--- Start of GIVEN DATA ---
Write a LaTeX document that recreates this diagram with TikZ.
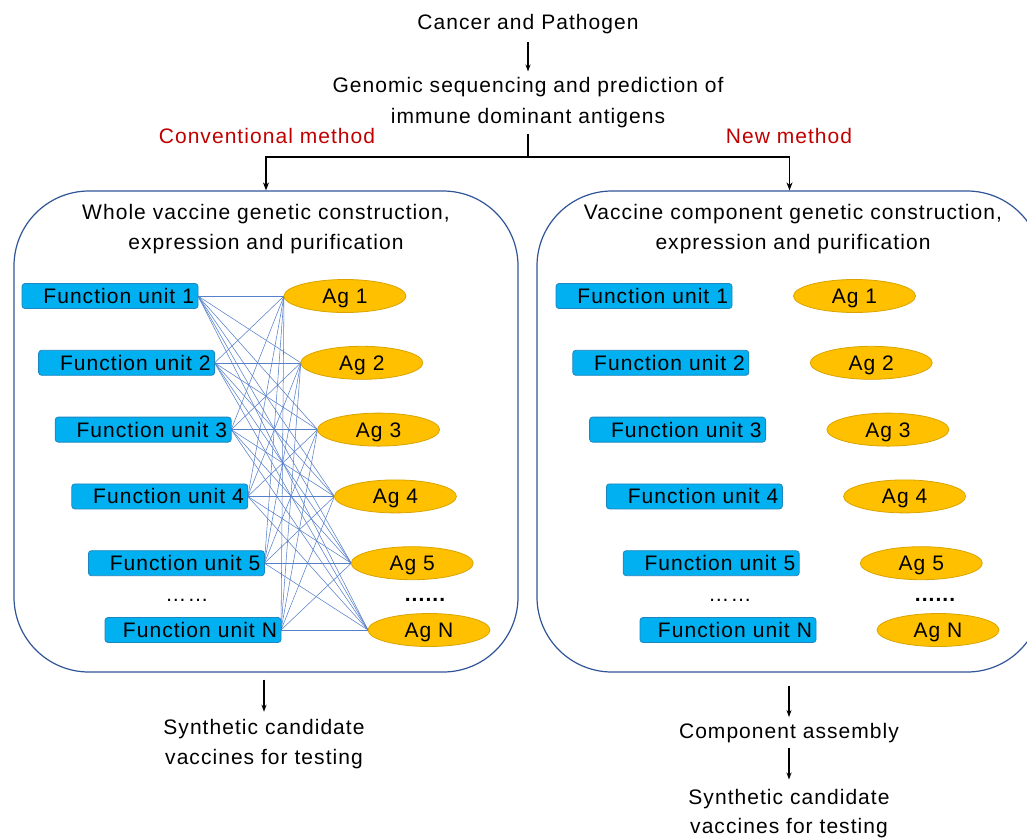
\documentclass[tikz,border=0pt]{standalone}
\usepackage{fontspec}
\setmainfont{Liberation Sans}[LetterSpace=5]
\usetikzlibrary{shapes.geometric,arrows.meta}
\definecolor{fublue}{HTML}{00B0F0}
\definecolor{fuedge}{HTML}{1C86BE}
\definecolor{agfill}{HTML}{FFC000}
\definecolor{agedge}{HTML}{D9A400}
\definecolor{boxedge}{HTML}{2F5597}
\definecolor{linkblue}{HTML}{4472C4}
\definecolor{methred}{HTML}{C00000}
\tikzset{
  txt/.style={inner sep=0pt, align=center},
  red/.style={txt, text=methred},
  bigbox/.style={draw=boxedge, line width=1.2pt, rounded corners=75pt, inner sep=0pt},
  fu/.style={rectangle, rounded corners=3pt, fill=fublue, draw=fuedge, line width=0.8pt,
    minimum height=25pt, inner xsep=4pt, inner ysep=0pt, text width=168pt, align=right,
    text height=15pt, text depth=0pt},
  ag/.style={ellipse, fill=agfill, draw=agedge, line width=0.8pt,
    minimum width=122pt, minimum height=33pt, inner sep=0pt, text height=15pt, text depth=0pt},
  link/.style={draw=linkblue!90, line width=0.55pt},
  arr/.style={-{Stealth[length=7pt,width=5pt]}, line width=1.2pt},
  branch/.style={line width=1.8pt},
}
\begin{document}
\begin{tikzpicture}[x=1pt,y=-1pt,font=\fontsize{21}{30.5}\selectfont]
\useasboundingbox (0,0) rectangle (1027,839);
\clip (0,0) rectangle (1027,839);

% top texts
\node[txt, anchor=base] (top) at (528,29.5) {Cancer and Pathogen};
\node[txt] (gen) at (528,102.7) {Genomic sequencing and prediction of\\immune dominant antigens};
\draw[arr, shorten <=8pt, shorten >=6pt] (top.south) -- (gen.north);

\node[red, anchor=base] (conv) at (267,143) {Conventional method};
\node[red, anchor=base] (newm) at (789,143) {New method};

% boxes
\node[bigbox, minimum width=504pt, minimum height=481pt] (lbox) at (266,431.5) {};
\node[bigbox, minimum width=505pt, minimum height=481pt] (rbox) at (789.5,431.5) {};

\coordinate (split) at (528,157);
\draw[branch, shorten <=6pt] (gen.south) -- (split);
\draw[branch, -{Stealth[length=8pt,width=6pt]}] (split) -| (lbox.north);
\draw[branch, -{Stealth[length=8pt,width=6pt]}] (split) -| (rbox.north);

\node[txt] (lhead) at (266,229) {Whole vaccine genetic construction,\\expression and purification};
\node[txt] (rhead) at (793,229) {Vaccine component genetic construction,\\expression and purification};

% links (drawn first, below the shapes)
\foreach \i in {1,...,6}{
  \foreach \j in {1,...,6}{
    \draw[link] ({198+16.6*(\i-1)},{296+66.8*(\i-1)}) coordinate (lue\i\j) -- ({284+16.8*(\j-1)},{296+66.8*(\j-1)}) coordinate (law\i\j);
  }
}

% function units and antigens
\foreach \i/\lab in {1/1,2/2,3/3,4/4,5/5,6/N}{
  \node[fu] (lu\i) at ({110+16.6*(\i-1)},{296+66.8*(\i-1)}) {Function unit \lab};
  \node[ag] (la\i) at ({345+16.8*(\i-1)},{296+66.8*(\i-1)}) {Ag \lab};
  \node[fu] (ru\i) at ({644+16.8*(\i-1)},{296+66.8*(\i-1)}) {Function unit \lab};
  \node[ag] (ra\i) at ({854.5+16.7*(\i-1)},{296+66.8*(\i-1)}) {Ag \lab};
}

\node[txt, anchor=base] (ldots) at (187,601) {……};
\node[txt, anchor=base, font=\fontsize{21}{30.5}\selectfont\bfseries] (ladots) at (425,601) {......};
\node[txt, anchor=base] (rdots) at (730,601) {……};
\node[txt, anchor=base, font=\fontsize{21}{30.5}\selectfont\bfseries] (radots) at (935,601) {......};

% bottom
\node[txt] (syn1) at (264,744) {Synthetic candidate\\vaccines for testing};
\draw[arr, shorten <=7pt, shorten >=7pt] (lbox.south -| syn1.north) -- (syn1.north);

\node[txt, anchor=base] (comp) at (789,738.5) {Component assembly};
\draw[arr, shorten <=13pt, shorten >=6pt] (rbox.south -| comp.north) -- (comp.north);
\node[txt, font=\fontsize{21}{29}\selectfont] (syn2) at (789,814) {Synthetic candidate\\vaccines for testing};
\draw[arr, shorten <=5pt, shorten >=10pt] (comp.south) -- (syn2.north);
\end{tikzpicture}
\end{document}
--- End of GIVEN DATA ---
YOUR INSTRUCTIONS: Exclude the pictures, and transcribe all of the material exactly.

TASK OUTPUT:
Write a LaTeX document that recreates this diagram with TikZ.
\documentclass[tikz,border=0pt]{standalone}
\usepackage{fontspec}
\setmainfont{Liberation Sans}[LetterSpace=5]
\usetikzlibrary{shapes.geometric,arrows.meta}
\definecolor{fublue}{HTML}{00B0F0}
\definecolor{fuedge}{HTML}{1C86BE}
\definecolor{agfill}{HTML}{FFC000}
\definecolor{agedge}{HTML}{D9A400}
\definecolor{boxedge}{HTML}{2F5597}
\definecolor{linkblue}{HTML}{4472C4}
\definecolor{methred}{HTML}{C00000}
\tikzset{
  txt/.style={inner sep=0pt, align=center},
  red/.style={txt, text=methred},
  bigbox/.style={draw=boxedge, line width=1.2pt, rounded corners=75pt, inner sep=0pt},
  fu/.style={rectangle, rounded corners=3pt, fill=fublue, draw=fuedge, line width=0.8pt,
    minimum height=25pt, inner xsep=4pt, inner ysep=0pt, text width=168pt, align=right,
    text height=15pt, text depth=0pt},
  ag/.style={ellipse, fill=agfill, draw=agedge, line width=0.8pt,
    minimum width=122pt, minimum height=33pt, inner sep=0pt, text height=15pt, text depth=0pt},
  link/.style={draw=linkblue!90, line width=0.55pt},
  arr/.style={-{Stealth[length=7pt,width=5pt]}, line width=1.2pt},
  branch/.style={line width=1.8pt},
}
\begin{document}
\begin{tikzpicture}[x=1pt,y=-1pt,font=\fontsize{21}{30.5}\selectfont]
\useasboundingbox (0,0) rectangle (1027,839);
\clip (0,0) rectangle (1027,839);

% top texts
\node[txt, anchor=base] (top) at (528,29.5) {Cancer and Pathogen};
\node[txt] (gen) at (528,102.7) {Genomic sequencing and prediction of\\immune dominant antigens};
\draw[arr, shorten <=8pt, shorten >=6pt] (top.south) -- (gen.north);

\node[red, anchor=base] (conv) at (267,143) {Conventional method};
\node[red, anchor=base] (newm) at (789,143) {New method};

% boxes
\node[bigbox, minimum width=504pt, minimum height=481pt] (lbox) at (266,431.5) {};
\node[bigbox, minimum width=505pt, minimum height=481pt] (rbox) at (789.5,431.5) {};

\coordinate (split) at (528,157);
\draw[branch, shorten <=6pt] (gen.south) -- (split);
\draw[branch, -{Stealth[length=8pt,width=6pt]}] (split) -| (lbox.north);
\draw[branch, -{Stealth[length=8pt,width=6pt]}] (split) -| (rbox.north);

\node[txt] (lhead) at (266,229) {Whole vaccine genetic construction,\\expression and purification};
\node[txt] (rhead) at (793,229) {Vaccine component genetic construction,\\expression and purification};

% links (drawn first, below the shapes)
\foreach \i in {1,...,6}{
  \foreach \j in {1,...,6}{
    \draw[link] ({198+16.6*(\i-1)},{296+66.8*(\i-1)}) coordinate (lue\i\j) -- ({284+16.8*(\j-1)},{296+66.8*(\j-1)}) coordinate (law\i\j);
  }
}

% function units and antigens
\foreach \i/\lab in {1/1,2/2,3/3,4/4,5/5,6/N}{
  \node[fu] (lu\i) at ({110+16.6*(\i-1)},{296+66.8*(\i-1)}) {Function unit \lab};
  \node[ag] (la\i) at ({345+16.8*(\i-1)},{296+66.8*(\i-1)}) {Ag \lab};
  \node[fu] (ru\i) at ({644+16.8*(\i-1)},{296+66.8*(\i-1)}) {Function unit \lab};
  \node[ag] (ra\i) at ({854.5+16.7*(\i-1)},{296+66.8*(\i-1)}) {Ag \lab};
}

\node[txt, anchor=base] (ldots) at (187,601) {……};
\node[txt, anchor=base, font=\fontsize{21}{30.5}\selectfont\bfseries] (ladots) at (425,601) {......};
\node[txt, anchor=base] (rdots) at (730,601) {……};
\node[txt, anchor=base, font=\fontsize{21}{30.5}\selectfont\bfseries] (radots) at (935,601) {......};

% bottom
\node[txt] (syn1) at (264,744) {Synthetic candidate\\vaccines for testing};
\draw[arr, shorten <=7pt, shorten >=7pt] (lbox.south -| syn1.north) -- (syn1.north);

\node[txt, anchor=base] (comp) at (789,738.5) {Component assembly};
\draw[arr, shorten <=13pt, shorten >=6pt] (rbox.south -| comp.north) -- (comp.north);
\node[txt, font=\fontsize{21}{29}\selectfont] (syn2) at (789,814) {Synthetic candidate\\vaccines for testing};
\draw[arr, shorten <=5pt, shorten >=10pt] (comp.south) -- (syn2.north);
\end{tikzpicture}
\end{document}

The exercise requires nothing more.